**Exercise instructions**
Leave the pictures out and quote every line from the start of the listing to the line with "49.5, 53.2, 54.3, 55.0, 55.3]", inclusive.

----

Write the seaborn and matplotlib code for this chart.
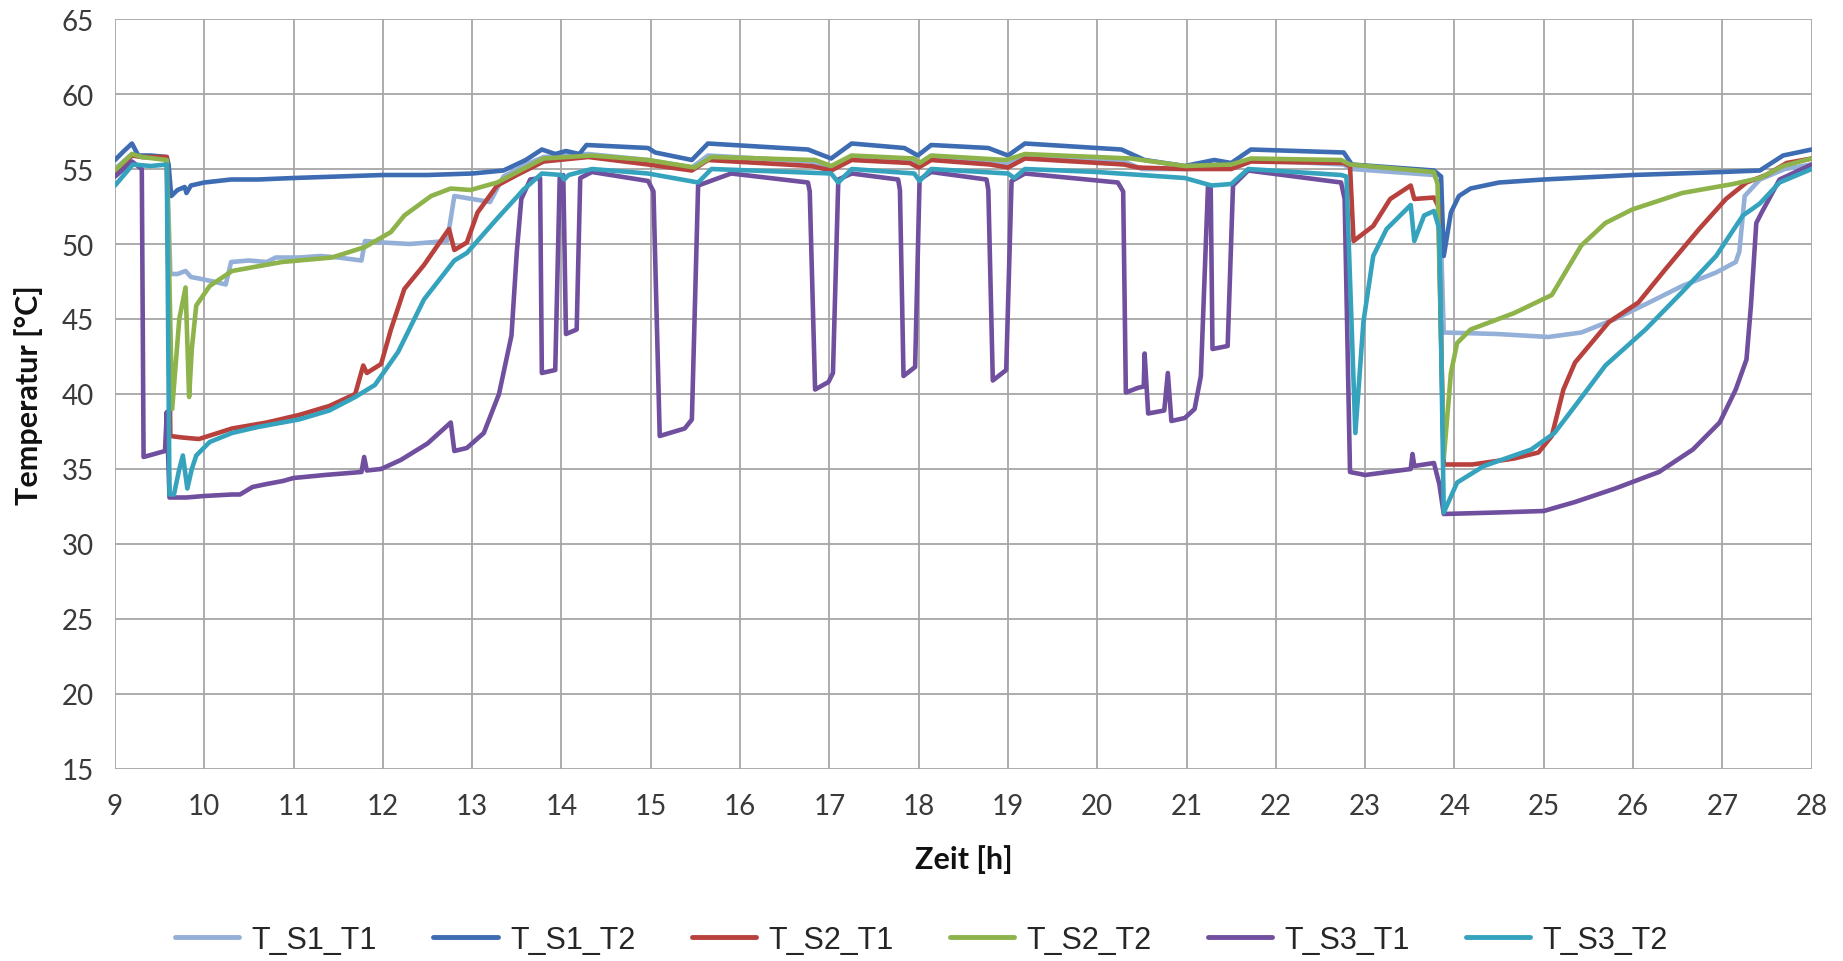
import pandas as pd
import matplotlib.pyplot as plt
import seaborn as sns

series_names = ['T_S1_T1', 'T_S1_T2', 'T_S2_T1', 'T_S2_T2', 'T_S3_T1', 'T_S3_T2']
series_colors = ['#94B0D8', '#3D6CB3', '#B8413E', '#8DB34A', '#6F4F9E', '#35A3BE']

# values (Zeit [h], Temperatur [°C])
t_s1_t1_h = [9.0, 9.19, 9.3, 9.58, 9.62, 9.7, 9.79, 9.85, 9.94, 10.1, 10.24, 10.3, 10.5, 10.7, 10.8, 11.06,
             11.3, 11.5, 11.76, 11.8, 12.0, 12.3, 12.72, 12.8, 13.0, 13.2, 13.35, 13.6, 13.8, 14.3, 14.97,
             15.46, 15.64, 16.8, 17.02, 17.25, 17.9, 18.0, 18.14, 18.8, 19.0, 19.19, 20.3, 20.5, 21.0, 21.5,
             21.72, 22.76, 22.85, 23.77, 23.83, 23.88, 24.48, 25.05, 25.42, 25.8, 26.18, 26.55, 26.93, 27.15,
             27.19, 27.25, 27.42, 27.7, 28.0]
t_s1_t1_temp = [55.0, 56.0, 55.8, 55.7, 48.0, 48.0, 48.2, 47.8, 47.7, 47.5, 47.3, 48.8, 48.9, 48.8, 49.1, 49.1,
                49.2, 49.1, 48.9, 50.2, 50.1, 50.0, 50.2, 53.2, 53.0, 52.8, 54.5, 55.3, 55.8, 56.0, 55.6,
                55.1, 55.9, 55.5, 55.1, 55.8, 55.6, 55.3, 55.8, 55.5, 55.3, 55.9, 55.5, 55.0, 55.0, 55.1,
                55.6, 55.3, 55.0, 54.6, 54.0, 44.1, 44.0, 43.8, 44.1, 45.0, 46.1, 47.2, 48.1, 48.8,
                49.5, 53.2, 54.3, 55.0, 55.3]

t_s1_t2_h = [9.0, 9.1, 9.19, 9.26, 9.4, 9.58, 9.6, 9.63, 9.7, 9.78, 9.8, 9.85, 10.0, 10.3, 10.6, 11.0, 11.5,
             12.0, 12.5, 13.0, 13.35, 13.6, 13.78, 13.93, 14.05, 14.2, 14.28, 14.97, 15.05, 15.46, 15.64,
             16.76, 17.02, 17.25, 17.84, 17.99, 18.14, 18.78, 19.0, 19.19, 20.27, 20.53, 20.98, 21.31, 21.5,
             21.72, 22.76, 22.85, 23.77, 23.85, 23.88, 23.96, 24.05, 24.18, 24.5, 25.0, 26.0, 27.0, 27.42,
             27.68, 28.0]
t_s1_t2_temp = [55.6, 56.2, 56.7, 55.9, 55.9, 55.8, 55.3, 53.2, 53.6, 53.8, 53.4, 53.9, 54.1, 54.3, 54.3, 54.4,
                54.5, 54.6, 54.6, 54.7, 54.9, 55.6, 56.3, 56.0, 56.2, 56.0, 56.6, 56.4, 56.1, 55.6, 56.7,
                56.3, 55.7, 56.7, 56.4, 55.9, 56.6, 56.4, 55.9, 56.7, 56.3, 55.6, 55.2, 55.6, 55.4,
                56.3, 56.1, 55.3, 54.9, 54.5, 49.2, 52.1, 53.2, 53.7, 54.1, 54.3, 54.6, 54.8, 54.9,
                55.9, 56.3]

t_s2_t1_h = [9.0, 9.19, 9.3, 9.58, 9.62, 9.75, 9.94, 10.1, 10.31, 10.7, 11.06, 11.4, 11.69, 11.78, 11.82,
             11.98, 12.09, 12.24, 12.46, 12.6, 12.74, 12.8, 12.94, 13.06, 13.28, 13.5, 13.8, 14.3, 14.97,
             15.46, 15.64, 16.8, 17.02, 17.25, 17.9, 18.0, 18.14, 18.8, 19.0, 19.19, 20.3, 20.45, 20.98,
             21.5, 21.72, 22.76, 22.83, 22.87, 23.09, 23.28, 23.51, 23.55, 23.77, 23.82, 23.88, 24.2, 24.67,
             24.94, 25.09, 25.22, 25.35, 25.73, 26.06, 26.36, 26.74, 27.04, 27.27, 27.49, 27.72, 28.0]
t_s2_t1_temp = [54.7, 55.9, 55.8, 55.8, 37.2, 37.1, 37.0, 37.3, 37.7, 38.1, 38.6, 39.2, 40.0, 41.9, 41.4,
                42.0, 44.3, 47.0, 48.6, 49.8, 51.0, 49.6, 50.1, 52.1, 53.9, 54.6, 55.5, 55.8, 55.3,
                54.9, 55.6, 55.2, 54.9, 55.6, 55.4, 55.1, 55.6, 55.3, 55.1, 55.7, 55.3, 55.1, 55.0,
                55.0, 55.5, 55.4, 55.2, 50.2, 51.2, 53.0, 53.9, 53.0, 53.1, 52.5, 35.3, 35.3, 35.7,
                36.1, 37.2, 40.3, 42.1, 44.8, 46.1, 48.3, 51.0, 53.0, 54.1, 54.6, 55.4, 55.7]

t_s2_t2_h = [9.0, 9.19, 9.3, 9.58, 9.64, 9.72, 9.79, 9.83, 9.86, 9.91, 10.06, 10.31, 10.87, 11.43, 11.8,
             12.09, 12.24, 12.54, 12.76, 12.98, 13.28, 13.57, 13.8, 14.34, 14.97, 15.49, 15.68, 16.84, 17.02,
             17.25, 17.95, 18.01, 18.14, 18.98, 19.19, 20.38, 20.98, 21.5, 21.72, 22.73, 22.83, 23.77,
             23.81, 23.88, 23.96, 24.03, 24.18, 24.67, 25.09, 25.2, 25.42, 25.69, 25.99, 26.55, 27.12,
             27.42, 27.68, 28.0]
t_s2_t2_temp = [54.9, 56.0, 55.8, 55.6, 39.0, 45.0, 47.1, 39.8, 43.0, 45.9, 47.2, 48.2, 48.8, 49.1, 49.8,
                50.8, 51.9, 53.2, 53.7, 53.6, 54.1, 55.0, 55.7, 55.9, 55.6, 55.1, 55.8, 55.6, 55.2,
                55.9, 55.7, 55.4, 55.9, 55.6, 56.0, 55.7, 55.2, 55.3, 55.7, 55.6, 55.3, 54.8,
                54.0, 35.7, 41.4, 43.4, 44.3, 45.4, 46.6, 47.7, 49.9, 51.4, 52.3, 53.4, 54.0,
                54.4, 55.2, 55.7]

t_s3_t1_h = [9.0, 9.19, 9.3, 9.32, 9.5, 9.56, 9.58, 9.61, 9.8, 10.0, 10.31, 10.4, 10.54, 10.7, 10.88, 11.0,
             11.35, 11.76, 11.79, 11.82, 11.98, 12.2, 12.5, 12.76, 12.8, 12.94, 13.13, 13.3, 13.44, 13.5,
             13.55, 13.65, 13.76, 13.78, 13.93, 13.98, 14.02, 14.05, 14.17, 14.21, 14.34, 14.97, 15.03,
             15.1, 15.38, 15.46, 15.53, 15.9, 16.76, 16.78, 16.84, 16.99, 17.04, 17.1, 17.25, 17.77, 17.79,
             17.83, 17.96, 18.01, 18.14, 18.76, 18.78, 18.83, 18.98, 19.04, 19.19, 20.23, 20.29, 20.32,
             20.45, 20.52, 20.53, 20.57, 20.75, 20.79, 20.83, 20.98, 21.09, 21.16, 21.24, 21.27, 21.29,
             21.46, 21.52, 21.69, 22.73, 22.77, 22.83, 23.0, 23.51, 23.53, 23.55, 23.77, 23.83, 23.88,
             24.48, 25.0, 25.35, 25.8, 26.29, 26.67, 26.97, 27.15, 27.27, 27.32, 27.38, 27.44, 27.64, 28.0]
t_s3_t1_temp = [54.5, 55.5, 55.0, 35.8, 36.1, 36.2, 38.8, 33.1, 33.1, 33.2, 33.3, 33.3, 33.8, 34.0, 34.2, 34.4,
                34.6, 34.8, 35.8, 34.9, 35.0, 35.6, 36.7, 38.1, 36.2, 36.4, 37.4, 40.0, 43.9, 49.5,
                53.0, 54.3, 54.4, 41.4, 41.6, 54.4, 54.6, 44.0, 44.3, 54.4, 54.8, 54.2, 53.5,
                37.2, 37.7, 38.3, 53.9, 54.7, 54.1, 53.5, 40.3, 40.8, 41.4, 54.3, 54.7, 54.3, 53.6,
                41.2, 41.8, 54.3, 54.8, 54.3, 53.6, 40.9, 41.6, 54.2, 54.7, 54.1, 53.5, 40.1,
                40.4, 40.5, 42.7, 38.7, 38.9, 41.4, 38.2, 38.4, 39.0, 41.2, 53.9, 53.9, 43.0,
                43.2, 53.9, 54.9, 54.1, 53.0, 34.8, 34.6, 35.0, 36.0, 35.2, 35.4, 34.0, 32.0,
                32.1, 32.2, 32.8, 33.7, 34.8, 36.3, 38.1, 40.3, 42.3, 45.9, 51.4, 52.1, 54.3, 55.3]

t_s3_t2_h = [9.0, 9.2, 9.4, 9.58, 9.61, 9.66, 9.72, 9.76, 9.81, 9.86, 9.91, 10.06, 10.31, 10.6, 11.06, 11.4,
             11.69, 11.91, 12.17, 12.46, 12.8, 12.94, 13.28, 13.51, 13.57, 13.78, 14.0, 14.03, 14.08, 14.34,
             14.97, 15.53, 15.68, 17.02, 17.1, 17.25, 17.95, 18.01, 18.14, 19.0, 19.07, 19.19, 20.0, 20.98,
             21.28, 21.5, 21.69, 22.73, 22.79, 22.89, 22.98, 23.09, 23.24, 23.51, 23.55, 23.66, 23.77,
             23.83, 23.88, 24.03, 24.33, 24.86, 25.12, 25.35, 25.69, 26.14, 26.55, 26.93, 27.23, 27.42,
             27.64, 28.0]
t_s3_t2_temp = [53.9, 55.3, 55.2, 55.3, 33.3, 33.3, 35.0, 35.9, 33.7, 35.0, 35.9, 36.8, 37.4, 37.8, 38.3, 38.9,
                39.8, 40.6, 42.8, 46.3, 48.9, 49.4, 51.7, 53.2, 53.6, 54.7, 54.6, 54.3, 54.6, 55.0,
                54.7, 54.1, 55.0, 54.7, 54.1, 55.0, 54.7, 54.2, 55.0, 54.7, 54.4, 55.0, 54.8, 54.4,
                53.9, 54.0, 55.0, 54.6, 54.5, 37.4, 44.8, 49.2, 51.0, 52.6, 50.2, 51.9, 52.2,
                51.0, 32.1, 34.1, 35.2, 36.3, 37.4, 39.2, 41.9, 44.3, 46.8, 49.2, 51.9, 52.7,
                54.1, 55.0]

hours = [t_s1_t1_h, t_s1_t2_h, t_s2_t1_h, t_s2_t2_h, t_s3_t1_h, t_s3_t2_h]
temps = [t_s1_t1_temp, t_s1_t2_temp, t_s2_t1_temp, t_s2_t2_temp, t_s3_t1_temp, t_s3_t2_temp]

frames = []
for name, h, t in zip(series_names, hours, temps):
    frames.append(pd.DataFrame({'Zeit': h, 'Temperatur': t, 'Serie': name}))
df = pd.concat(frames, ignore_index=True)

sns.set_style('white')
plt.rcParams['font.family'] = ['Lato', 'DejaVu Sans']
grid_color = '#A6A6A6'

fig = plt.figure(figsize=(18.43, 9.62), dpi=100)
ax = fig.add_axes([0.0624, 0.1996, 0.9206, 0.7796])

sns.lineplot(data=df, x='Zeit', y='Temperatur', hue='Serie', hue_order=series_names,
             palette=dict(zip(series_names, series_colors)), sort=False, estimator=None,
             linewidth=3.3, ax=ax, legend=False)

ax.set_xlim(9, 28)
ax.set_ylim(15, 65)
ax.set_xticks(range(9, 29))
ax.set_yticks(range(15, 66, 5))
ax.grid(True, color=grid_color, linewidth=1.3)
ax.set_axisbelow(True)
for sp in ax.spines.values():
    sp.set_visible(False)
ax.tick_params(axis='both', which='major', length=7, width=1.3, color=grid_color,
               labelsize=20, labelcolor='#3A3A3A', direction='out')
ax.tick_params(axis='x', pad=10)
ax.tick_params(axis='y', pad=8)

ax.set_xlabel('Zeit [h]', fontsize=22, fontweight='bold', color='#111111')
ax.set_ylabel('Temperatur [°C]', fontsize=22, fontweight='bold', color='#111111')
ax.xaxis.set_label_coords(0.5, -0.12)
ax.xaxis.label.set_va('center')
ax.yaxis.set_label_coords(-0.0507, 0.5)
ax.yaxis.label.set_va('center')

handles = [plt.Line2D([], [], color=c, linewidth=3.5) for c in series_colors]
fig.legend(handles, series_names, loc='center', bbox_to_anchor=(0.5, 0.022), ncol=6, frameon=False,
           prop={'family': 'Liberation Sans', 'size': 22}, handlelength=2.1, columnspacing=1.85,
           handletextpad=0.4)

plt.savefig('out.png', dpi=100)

----

**Reply**
Write the seaborn and matplotlib code for this chart.
import pandas as pd
import matplotlib.pyplot as plt
import seaborn as sns

series_names = ['T_S1_T1', 'T_S1_T2', 'T_S2_T1', 'T_S2_T2', 'T_S3_T1', 'T_S3_T2']
series_colors = ['#94B0D8', '#3D6CB3', '#B8413E', '#8DB34A', '#6F4F9E', '#35A3BE']

# values (Zeit [h], Temperatur [°C])
t_s1_t1_h = [9.0, 9.19, 9.3, 9.58, 9.62, 9.7, 9.79, 9.85, 9.94, 10.1, 10.24, 10.3, 10.5, 10.7, 10.8, 11.06,
             11.3, 11.5, 11.76, 11.8, 12.0, 12.3, 12.72, 12.8, 13.0, 13.2, 13.35, 13.6, 13.8, 14.3, 14.97,
             15.46, 15.64, 16.8, 17.02, 17.25, 17.9, 18.0, 18.14, 18.8, 19.0, 19.19, 20.3, 20.5, 21.0, 21.5,
             21.72, 22.76, 22.85, 23.77, 23.83, 23.88, 24.48, 25.05, 25.42, 25.8, 26.18, 26.55, 26.93, 27.15,
             27.19, 27.25, 27.42, 27.7, 28.0]
t_s1_t1_temp = [55.0, 56.0, 55.8, 55.7, 48.0, 48.0, 48.2, 47.8, 47.7, 47.5, 47.3, 48.8, 48.9, 48.8, 49.1, 49.1,
                49.2, 49.1, 48.9, 50.2, 50.1, 50.0, 50.2, 53.2, 53.0, 52.8, 54.5, 55.3, 55.8, 56.0, 55.6,
                55.1, 55.9, 55.5, 55.1, 55.8, 55.6, 55.3, 55.8, 55.5, 55.3, 55.9, 55.5, 55.0, 55.0, 55.1,
                55.6, 55.3, 55.0, 54.6, 54.0, 44.1, 44.0, 43.8, 44.1, 45.0, 46.1, 47.2, 48.1, 48.8,
                49.5, 53.2, 54.3, 55.0, 55.3]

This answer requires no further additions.